## START MATERIAL

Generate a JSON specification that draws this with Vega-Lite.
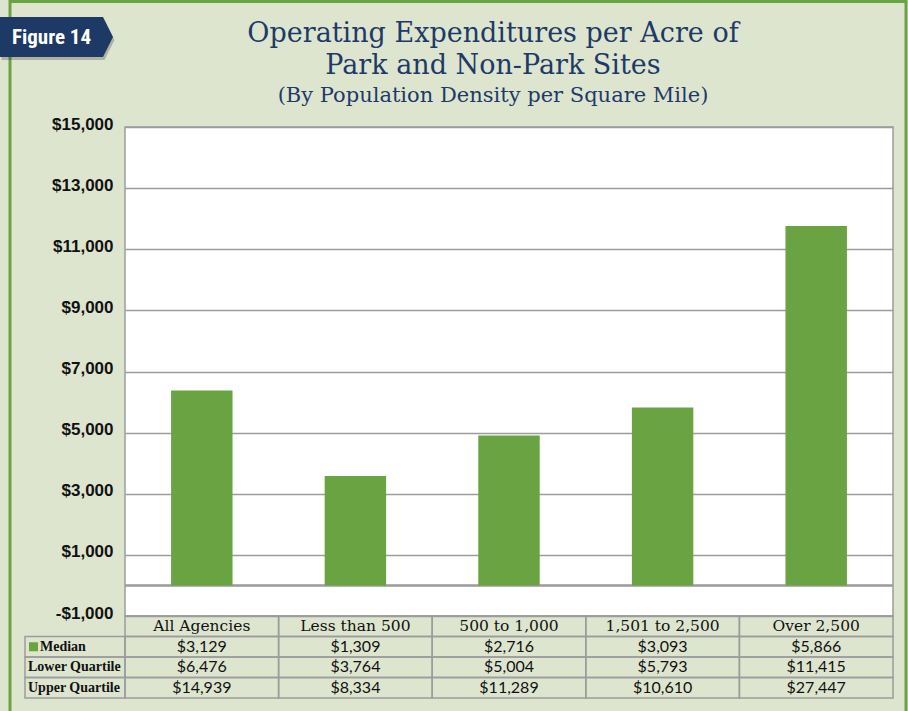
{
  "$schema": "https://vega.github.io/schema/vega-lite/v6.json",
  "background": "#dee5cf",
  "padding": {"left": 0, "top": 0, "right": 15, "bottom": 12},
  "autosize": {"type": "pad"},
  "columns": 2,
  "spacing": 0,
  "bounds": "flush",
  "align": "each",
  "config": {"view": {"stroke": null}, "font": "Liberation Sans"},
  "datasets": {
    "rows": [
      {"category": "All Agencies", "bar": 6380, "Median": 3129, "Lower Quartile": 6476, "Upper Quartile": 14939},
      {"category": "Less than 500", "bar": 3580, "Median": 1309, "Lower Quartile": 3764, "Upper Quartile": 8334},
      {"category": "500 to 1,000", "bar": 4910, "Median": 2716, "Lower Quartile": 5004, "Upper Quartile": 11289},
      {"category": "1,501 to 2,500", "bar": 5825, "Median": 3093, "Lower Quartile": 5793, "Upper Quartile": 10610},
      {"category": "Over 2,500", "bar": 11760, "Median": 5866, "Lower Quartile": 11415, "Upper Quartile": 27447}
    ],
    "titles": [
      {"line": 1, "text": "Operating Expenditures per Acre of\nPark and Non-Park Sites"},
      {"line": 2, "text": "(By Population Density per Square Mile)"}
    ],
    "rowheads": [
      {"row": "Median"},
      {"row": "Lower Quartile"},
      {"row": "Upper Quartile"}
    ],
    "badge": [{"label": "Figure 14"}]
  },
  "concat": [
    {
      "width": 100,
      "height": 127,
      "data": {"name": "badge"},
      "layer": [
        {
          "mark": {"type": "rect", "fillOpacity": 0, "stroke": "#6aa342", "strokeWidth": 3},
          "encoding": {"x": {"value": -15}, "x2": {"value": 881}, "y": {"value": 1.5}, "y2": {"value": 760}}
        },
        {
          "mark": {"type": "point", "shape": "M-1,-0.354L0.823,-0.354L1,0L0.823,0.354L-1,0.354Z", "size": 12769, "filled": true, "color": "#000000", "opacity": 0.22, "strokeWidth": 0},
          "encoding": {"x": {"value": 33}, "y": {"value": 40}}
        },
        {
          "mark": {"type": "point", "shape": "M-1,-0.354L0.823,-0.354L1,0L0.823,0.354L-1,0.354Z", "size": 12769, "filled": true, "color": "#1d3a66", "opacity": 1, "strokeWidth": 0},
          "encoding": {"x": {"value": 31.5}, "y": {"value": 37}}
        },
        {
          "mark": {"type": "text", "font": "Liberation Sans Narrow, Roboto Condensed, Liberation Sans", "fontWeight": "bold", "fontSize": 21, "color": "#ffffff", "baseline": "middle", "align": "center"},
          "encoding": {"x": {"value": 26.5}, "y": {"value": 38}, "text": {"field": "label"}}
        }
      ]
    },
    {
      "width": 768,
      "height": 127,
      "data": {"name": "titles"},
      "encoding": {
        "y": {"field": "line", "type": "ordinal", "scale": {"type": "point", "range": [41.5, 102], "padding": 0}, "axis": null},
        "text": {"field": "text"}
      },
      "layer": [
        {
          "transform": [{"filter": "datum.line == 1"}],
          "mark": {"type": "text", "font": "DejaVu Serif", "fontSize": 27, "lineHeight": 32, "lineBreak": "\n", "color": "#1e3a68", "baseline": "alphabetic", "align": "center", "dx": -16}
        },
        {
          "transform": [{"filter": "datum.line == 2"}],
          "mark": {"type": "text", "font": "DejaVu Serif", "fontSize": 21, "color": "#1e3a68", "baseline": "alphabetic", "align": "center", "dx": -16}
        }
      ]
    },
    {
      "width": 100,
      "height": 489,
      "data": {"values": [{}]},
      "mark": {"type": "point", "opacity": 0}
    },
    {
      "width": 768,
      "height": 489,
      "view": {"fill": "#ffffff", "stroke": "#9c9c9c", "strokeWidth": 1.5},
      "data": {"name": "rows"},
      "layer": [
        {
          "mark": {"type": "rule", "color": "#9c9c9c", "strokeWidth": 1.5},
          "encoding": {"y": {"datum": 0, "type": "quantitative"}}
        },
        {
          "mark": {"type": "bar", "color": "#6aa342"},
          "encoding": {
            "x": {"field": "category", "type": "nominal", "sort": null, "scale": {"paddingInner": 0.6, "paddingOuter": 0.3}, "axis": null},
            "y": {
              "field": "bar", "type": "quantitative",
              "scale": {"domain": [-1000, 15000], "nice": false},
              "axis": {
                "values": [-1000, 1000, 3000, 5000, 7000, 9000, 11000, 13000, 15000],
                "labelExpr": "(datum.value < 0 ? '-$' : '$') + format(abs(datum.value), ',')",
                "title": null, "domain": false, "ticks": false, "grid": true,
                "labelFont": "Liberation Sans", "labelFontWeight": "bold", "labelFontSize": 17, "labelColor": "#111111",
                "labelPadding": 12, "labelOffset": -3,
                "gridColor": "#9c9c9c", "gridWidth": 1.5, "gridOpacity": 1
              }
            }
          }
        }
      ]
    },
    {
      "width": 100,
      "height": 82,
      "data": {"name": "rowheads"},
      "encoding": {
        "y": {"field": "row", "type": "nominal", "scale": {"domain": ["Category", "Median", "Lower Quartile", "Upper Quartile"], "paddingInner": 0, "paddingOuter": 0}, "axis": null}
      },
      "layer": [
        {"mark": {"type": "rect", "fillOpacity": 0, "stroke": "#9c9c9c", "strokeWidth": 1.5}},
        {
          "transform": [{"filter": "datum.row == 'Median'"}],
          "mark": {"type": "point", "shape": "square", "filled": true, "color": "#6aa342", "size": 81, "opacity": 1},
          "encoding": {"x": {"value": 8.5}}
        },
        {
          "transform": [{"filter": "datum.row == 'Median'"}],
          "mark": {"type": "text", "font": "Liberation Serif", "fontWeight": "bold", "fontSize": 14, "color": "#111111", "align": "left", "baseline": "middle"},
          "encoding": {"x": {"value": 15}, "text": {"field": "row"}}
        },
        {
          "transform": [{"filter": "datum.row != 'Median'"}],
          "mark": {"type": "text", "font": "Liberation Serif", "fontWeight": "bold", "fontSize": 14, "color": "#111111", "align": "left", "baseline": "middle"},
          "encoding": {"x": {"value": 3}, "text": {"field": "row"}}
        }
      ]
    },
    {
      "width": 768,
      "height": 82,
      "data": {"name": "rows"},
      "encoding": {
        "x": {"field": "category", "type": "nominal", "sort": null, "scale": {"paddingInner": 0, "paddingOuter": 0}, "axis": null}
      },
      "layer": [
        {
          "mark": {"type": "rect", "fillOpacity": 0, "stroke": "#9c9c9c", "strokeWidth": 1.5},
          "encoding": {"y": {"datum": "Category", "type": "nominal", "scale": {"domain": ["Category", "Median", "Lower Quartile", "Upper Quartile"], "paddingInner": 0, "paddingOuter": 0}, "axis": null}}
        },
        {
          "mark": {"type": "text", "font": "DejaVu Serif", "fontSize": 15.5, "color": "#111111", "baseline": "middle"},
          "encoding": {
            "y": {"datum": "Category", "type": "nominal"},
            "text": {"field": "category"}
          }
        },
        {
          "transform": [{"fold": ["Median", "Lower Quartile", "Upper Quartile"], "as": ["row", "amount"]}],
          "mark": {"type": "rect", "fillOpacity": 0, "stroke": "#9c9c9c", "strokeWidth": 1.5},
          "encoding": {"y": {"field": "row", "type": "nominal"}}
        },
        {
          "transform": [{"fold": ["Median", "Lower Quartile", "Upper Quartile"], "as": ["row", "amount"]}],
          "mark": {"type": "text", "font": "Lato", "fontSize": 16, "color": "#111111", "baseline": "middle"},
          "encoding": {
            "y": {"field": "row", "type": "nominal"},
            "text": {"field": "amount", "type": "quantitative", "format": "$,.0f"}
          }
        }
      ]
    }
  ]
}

## END MATERIAL

• **TASK DETAILS**: Transcribe the material exactly, and leave out whatever pictures it holds.

• **SOLVED PROBLEM**:
Generate a JSON specification that draws this with Vega-Lite.
{
  "$schema": "https://vega.github.io/schema/vega-lite/v6.json",
  "background": "#dee5cf",
  "padding": {"left": 0, "top": 0, "right": 15, "bottom": 12},
  "autosize": {"type": "pad"},
  "columns": 2,
  "spacing": 0,
  "bounds": "flush",
  "align": "each",
  "config": {"view": {"stroke": null}, "font": "Liberation Sans"},
  "datasets": {
    "rows": [
      {"category": "All Agencies", "bar": 6380, "Median": 3129, "Lower Quartile": 6476, "Upper Quartile": 14939},
      {"category": "Less than 500", "bar": 3580, "Median": 1309, "Lower Quartile": 3764, "Upper Quartile": 8334},
      {"category": "500 to 1,000", "bar": 4910, "Median": 2716, "Lower Quartile": 5004, "Upper Quartile": 11289},
      {"category": "1,501 to 2,500", "bar": 5825, "Median": 3093, "Lower Quartile": 5793, "Upper Quartile": 10610},
      {"category": "Over 2,500", "bar": 11760, "Median": 5866, "Lower Quartile": 11415, "Upper Quartile": 27447}
    ],
    "titles": [
      {"line": 1, "text": "Operating Expenditures per Acre of\nPark and Non-Park Sites"},
      {"line": 2, "text": "(By Population Density per Square Mile)"}
    ],
    "rowheads": [
      {"row": "Median"},
      {"row": "Lower Quartile"},
      {"row": "Upper Quartile"}
    ],
    "badge": [{"label": "Figure 14"}]
  },
  "concat": [
    {
      "width": 100,
      "height": 127,
      "data": {"name": "badge"},
      "layer": [
        {
          "mark": {"type": "rect", "fillOpacity": 0, "stroke": "#6aa342", "strokeWidth": 3},
          "encoding": {"x": {"value": -15}, "x2": {"value": 881}, "y": {"value": 1.5}, "y2": {"value": 760}}
        },
        {
          "mark": {"type": "point", "shape": "M-1,-0.354L0.823,-0.354L1,0L0.823,0.354L-1,0.354Z", "size": 12769, "filled": true, "color": "#000000", "opacity": 0.22, "strokeWidth": 0},
          "encoding": {"x": {"value": 33}, "y": {"value": 40}}
        },
        {
          "mark": {"type": "point", "shape": "M-1,-0.354L0.823,-0.354L1,0L0.823,0.354L-1,0.354Z", "size": 12769, "filled": true, "color": "#1d3a66", "opacity": 1, "strokeWidth": 0},
          "encoding": {"x": {"value": 31.5}, "y": {"value": 37}}
        },
        {
          "mark": {"type": "text", "font": "Liberation Sans Narrow, Roboto Condensed, Liberation Sans", "fontWeight": "bold", "fontSize": 21, "color": "#ffffff", "baseline": "middle", "align": "center"},
          "encoding": {"x": {"value": 26.5}, "y": {"value": 38}, "text": {"field": "label"}}
        }
      ]
    },
    {
      "width": 768,
      "height": 127,
      "data": {"name": "titles"},
      "encoding": {
        "y": {"field": "line", "type": "ordinal", "scale": {"type": "point", "range": [41.5, 102], "padding": 0}, "axis": null},
        "text": {"field": "text"}
      },
      "layer": [
        {
          "transform": [{"filter": "datum.line == 1"}],
          "mark": {"type": "text", "font": "DejaVu Serif", "fontSize": 27, "lineHeight": 32, "lineBreak": "\n", "color": "#1e3a68", "baseline": "alphabetic", "align": "center", "dx": -16}
        },
        {
          "transform": [{"filter": "datum.line == 2"}],
          "mark": {"type": "text", "font": "DejaVu Serif", "fontSize": 21, "color": "#1e3a68", "baseline": "alphabetic", "align": "center", "dx": -16}
        }
      ]
    },
    {
      "width": 100,
      "height": 489,
      "data": {"values": [{}]},
      "mark": {"type": "point", "opacity": 0}
    },
    {
      "width": 768,
      "height": 489,
      "view": {"fill": "#ffffff", "stroke": "#9c9c9c", "strokeWidth": 1.5},
      "data": {"name": "rows"},
      "layer": [
        {
          "mark": {"type": "rule", "color": "#9c9c9c", "strokeWidth": 1.5},
          "encoding": {"y": {"datum": 0, "type": "quantitative"}}
        },
        {
          "mark": {"type": "bar", "color": "#6aa342"},
          "encoding": {
            "x": {"field": "category", "type": "nominal", "sort": null, "scale": {"paddingInner": 0.6, "paddingOuter": 0.3}, "axis": null},
            "y": {
              "field": "bar", "type": "quantitative",
              "scale": {"domain": [-1000, 15000], "nice": false},
              "axis": {
                "values": [-1000, 1000, 3000, 5000, 7000, 9000, 11000, 13000, 15000],
                "labelExpr": "(datum.value < 0 ? '-$' : '$') + format(abs(datum.value), ',')",
                "title": null, "domain": false, "ticks": false, "grid": true,
                "labelFont": "Liberation Sans", "labelFontWeight": "bold", "labelFontSize": 17, "labelColor": "#111111",
                "labelPadding": 12, "labelOffset": -3,
                "gridColor": "#9c9c9c", "gridWidth": 1.5, "gridOpacity": 1
              }
            }
          }
        }
      ]
    },
    {
      "width": 100,
      "height": 82,
      "data": {"name": "rowheads"},
      "encoding": {
        "y": {"field": "row", "type": "nominal", "scale": {"domain": ["Category", "Median", "Lower Quartile", "Upper Quartile"], "paddingInner": 0, "paddingOuter": 0}, "axis": null}
      },
      "layer": [
        {"mark": {"type": "rect", "fillOpacity": 0, "stroke": "#9c9c9c", "strokeWidth": 1.5}},
        {
          "transform": [{"filter": "datum.row == 'Median'"}],
          "mark": {"type": "point", "shape": "square", "filled": true, "color": "#6aa342", "size": 81, "opacity": 1},
          "encoding": {"x": {"value": 8.5}}
        },
        {
          "transform": [{"filter": "datum.row == 'Median'"}],
          "mark": {"type": "text", "font": "Liberation Serif", "fontWeight": "bold", "fontSize": 14, "color": "#111111", "align": "left", "baseline": "middle"},
          "encoding": {"x": {"value": 15}, "text": {"field": "row"}}
        },
        {
          "transform": [{"filter": "datum.row != 'Median'"}],
          "mark": {"type": "text", "font": "Liberation Serif", "fontWeight": "bold", "fontSize": 14, "color": "#111111", "align": "left", "baseline": "middle"},
          "encoding": {"x": {"value": 3}, "text": {"field": "row"}}
        }
      ]
    },
    {
      "width": 768,
      "height": 82,
      "data": {"name": "rows"},
      "encoding": {
        "x": {"field": "category", "type": "nominal", "sort": null, "scale": {"paddingInner": 0, "paddingOuter": 0}, "axis": null}
      },
      "layer": [
        {
          "mark": {"type": "rect", "fillOpacity": 0, "stroke": "#9c9c9c", "strokeWidth": 1.5},
          "encoding": {"y": {"datum": "Category", "type": "nominal", "scale": {"domain": ["Category", "Median", "Lower Quartile", "Upper Quartile"], "paddingInner": 0, "paddingOuter": 0}, "axis": null}}
        },
        {
          "mark": {"type": "text", "font": "DejaVu Serif", "fontSize": 15.5, "color": "#111111", "baseline": "middle"},
          "encoding": {
            "y": {"datum": "Category", "type": "nominal"},
            "text": {"field": "category"}
          }
        },
        {
          "transform": [{"fold": ["Median", "Lower Quartile", "Upper Quartile"], "as": ["row", "amount"]}],
          "mark": {"type": "rect", "fillOpacity": 0, "stroke": "#9c9c9c", "strokeWidth": 1.5},
          "encoding": {"y": {"field": "row", "type": "nominal"}}
        },
        {
          "transform": [{"fold": ["Median", "Lower Quartile", "Upper Quartile"], "as": ["row", "amount"]}],
          "mark": {"type": "text", "font": "Lato", "fontSize": 16, "color": "#111111", "baseline": "middle"},
          "encoding": {
            "y": {"field": "row", "type": "nominal"},
            "text": {"field": "amount", "type": "quantitative", "format": "$,.0f"}
          }
        }
      ]
    }
  ]
}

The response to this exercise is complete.